Lidar com sazonalidade na receita é rotina para o comércio. Após o forte ciclo de vendas do Natal, o desafio dos empresários é segurar as rédeas no primeiro trimestre e criar oportunidades. Vale aproveitar o período para estruturar as lojas, planejar o ano, inventariar e saldar estoques, reformar, treinar equipe, apostar em ações de relacionamento, visitar feiras e eventos e até descansar para renovar ideias e energia. Mesmo com a força dos negócios de verão, ligados ao turismo e à volta às aulas, o varejo vê o faturamento cair, em média, 20% em janeiro (na comparação com dezembro anterior), segundo levantamento do Provar - Programa de Administração de Varejo da Fundação Instituto de Administração (FIA).
"A regra é a mesma para todo o ano. Não existe consumidor inativo e sim aquele para o qual não estou vendendo", afirma o Claudio Felisoni de Angelo, professor da Universidade de São Paulo (USP) e presidente do conselho do Provar. A época é, portanto, de arregaçar as mangas. Na visão dele, e de outros consultores, o primeiro trimestre tem de fazer parte do planejamento anual.

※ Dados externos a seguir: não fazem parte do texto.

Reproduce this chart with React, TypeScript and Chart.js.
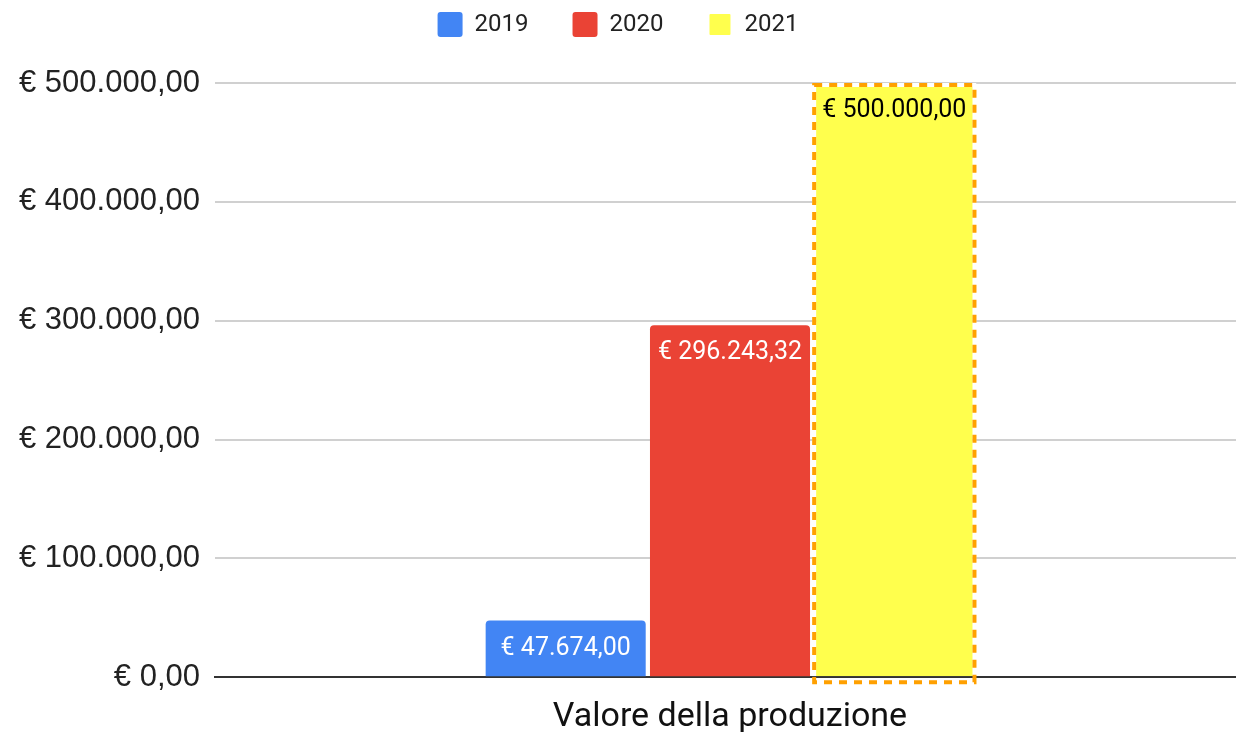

Entre as estratégias para contornar a falta de movimento, Felisoni cita a classificação dos clientes e inventário de estoque, separando os itens de maior rentabilidade. Essas medidas permitem que o lojista monte ofertas especiais com produtos de maior margem para sua carteira ativa. Ou seja, até as promoções têm de ser estudadas e direcionadas. "É um esforço que vale a pena. O consumidor quer ver suas necessidades atendidas e aprecia quando o comerciante entra em contato com ele para dar um desconto em um produto do qual ele gosta."
Angelina Stockler, sócia-diretora da consultoria especializada em varejo Ba}Stockler, completa: "Há um tabu sobre os primeiros meses do anos. Mas para quem planeja, as oportunidades surgem e as vendas respondem bem". Para ela, a cultura de simplesmente queimar o estoque tem de mudar. O período de menor pressão nas vendas é uma boa oportunidade para fidelizar clientes, promover experiência com a marca e mostrar para o consumidor que preço não é tudo. "O futuro do varejo passa pelo coração das pessoas. O comprador quer atenção", comenta.
Na rede de restaurantes China House, a aposta para o período de calmaria está na oferta de pratos individuais. "No verão, é comum o pai (ou a mãe) deixar a família na praia e voltar para trabalhar. Neste período, pede comida, mas em porções menores", explica Jorge Torres, franqueador da marca que possui 17 unidades no país. Essa é a característica das vendas de segunda a sexta. "No final de semana, o movimento normaliza", comenta. Ele - que administra cinco lojas próprias - admite que a estratégia ajuda a segurar as vendas, mas o movimento cai mesmo. Nessa hora, aproveita para programar as férias da equipe, promover treinamentos e planejar o ano.
Na rede de produtos de beleza Mahogany, o primeiro trimestre é tão estratégico como o final do ano. "É uma época extremamente ativa. Aproveitamos para juntar e avaliar as informações, melhorar a estrutura de atendimento e motivar as equipes de vendas", comenta Peter Schmidt, diretor de franquias. Nos primeiros quinze dias de janeiro, a equipe sai em férias e volta afiada para comandar o planejamento até março. Entre os aprendizados da rede, ele destaca as campanhas promocionais do começo do ano. A rede trabalha com uma combinação de produtos ofertados com descontos que chegam a 30%. "Descontos excessivos podem prejudicar a marca e fazer o consumidor tradicional sentir-se prejudicado", diz Schmidt.
Os planos para a temporada de férias devem incorporar as características do negócio e das cidades em que estão. "No litoral, as vendas explodem entre janeiro e fevereiro", explica Adalberto Belluomini, professor da Fundação Getulio Vargas (FGV). "Quem tem uma rede de lojas, precisa ainda deslocar o estoque para unidades onde o movimento aumenta. A gestão apurada de estoque e demanda faz a diferença na hora do balanço."